Una vez que nos despojamos de toda falsa idea edificante de la crítica, del embuste de una crítica "amorosa", de la que hablaba José Martí en el Liceo de Guanabacoa. Esa crítica que "no muerde, ni tenacea, ni clava en la áspera picota" o que no "escudriña lunares y manchas" y que, en el fondo, no es "ejercicio del criterio", como pensaba él mismo, sino otra cosa, mensajes benévolos, dirigidos a fijar autoridades en la esfera pública.

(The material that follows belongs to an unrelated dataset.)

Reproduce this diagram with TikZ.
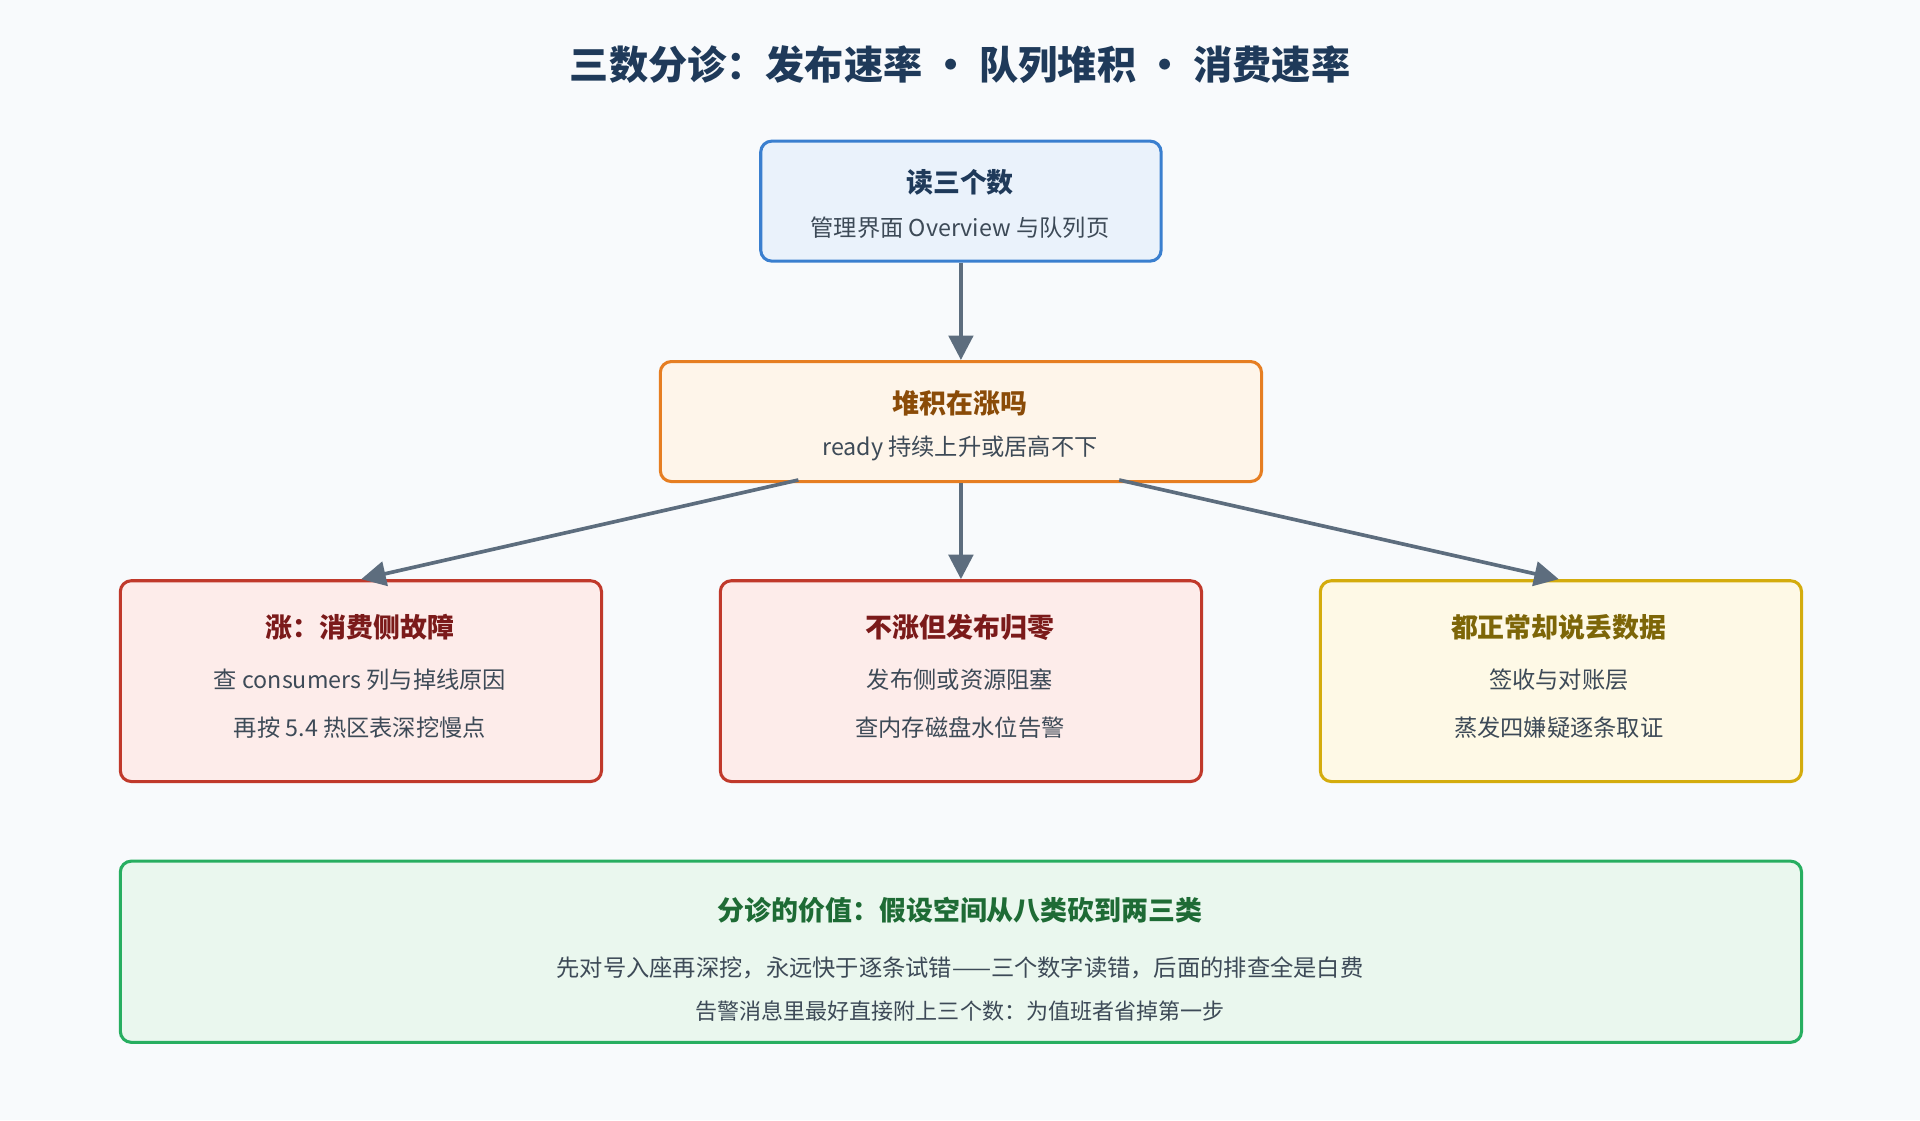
\documentclass[tikz,border=0pt]{standalone}
\usepackage{fontspec}
\setmainfont{Noto Sans CJK SC}
\usetikzlibrary{arrows.meta}
\definecolor{bg}{HTML}{F8FAFC}
\definecolor{navy}{HTML}{1F3A5A}
\definecolor{txt}{HTML}{3D4A57}
\definecolor{arr}{HTML}{5D6D7E}
\definecolor{bluD}{HTML}{3A7FCF}\definecolor{bluF}{HTML}{EAF2FB}
\definecolor{orD}{HTML}{E67E22}\definecolor{orF}{HTML}{FEF5EA}\definecolor{orT}{HTML}{8A4B08}
\definecolor{rdD}{HTML}{C0392B}\definecolor{rdF}{HTML}{FDECEA}\definecolor{rdT}{HTML}{7B1A1A}
\definecolor{ylD}{HTML}{D4AC0D}\definecolor{ylF}{HTML}{FEF9E6}\definecolor{ylT}{HTML}{7D6608}
\definecolor{gnD}{HTML}{27AE60}\definecolor{gnF}{HTML}{EAF7EE}\definecolor{gnT}{HTML}{1E6B35}
\tikzset{
 box/.style={draw, line width=2.5pt, rounded corners=9pt, anchor=north west, inner sep=0pt},
 ttl/.style={font=\fontsize{22}{26}\selectfont\bfseries},
 sub/.style={font=\fontsize{19}{22}\selectfont, text=txt},
 con/.style={draw=arr, line width=3pt, -{Triangle[length=20pt,width=20pt]}}
}
\begin{document}
\begin{tikzpicture}[x=1pt,y=-1pt]
\fill[bg] (0,0) rectangle (1568,915);
\useasboundingbox (0,0) rectangle (1568,915);
\node[font=\fontsize{32}{36}\selectfont\bfseries, text=navy] (title) at (784,53) {三数分诊：发布速率 • 队列堆积 • 消费速率};
\node[box, draw=bluD, fill=bluF, minimum width=327pt, minimum height=98pt] (b1) at (620,114) {};
\node[ttl, text=navy] (b1t) at (784,149) {读三个数};
\node[sub] (b1s) at (784,186) {管理界面 Overview 与队列页};
\node[box, draw=orD, fill=orF, minimum width=491pt, minimum height=98pt] (b2) at (538,294) {};
\node[ttl, text=orT] (b2t) at (784,329) {堆积在涨吗};
\node[sub] (b2s) at (784,366) {ready 持续上升或居高不下};
\node[box, draw=rdD, fill=rdF, minimum width=393pt, minimum height=164pt] (b3) at (97,473) {};
\node[ttl, text=rdT] (b3t) at (294,512) {涨：消费侧故障};
\node[sub] (b3a) at (294,555) {查 consumers 列与掉线原因};
\node[sub] (b3b) at (294,594) {再按 5.4 热区表深挖慢点};
\node[box, draw=rdD, fill=rdF, minimum width=393pt, minimum height=164pt] (b4) at (587,473) {};
\node[ttl, text=rdT] (b4t) at (784,512) {不涨但发布归零};
\node[sub] (b4a) at (784,555) {发布侧或资源阻塞};
\node[sub] (b4b) at (784,594) {查内存磁盘水位告警};
\node[box, draw=ylD, fill=ylF, minimum width=393pt, minimum height=164pt] (b5) at (1077,473) {};
\node[ttl, text=ylT] (b5t) at (1273,512) {都正常却说丢数据};
\node[sub] (b5a) at (1273,555) {签收与对账层};
\node[sub] (b5b) at (1273,594) {蒸发四嫌疑逐条取证};
\node[box, draw=gnD, fill=gnF, minimum width=1373pt, minimum height=148pt] (b6) at (97,702) {};
\node[ttl, text=gnT] (b6t) at (784,743) {分诊的价值：假设空间从八类砍到两三类};
\node[sub] (b6a) at (784,790) {先对号入座再深挖，永远快于逐条试错——三个数字读错，后面的排查全是白费};
\node[sub, font=\fontsize{18}{22}\selectfont] (b6b) at (784,826) {告警消息里最好直接附上三个数：为值班者省掉第一步};
\path[con] (b1.south) -- (b2.north);
\coordinate (s1) at (652,392); \coordinate (e1) at (295,473);
\coordinate (s3) at (914,392); \coordinate (e3) at (1273,473);
\path[con] (s1) -- (e1);
\path[con] (b2.south) -- (b4.north);
\path[con] (s3) -- (e3);
\end{tikzpicture}
\end{document}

Una vez, digo, que no queda más remedio que aceptar la noción moderna de la crítica, en la que se rebasa, finalmente, la subordinación del juicio al derecho o a la teología, a la metafísica o a la ideología, y se admite que el rol del crítico en la ciudad tiene que ver, en resumidas cuentas, con la autonomía intelectual y con la lealtad a ciertas ideas, parece haber dos alternativas. O piensas como Fernando Pessoa, que la crítica es el arte del desdén:
"La función última de la crítica bien entendida es que satisfaga la función natural del desdeñar, que es tan natural como la de comer y que conviene a la buena higiene del espíritu satisfacer cuidadosamente".
O piensas como Charles Baudelaire, para quien no era imposible ser justo y, a la vez, parcial:
"Para ser justa, es decir, para tener razón de ser, la crítica debe ser parcial, apasionada, política, es decir hecha desde un punto de vista exclusivo, pero desde un punto de vista que abra el máximo de horizontes".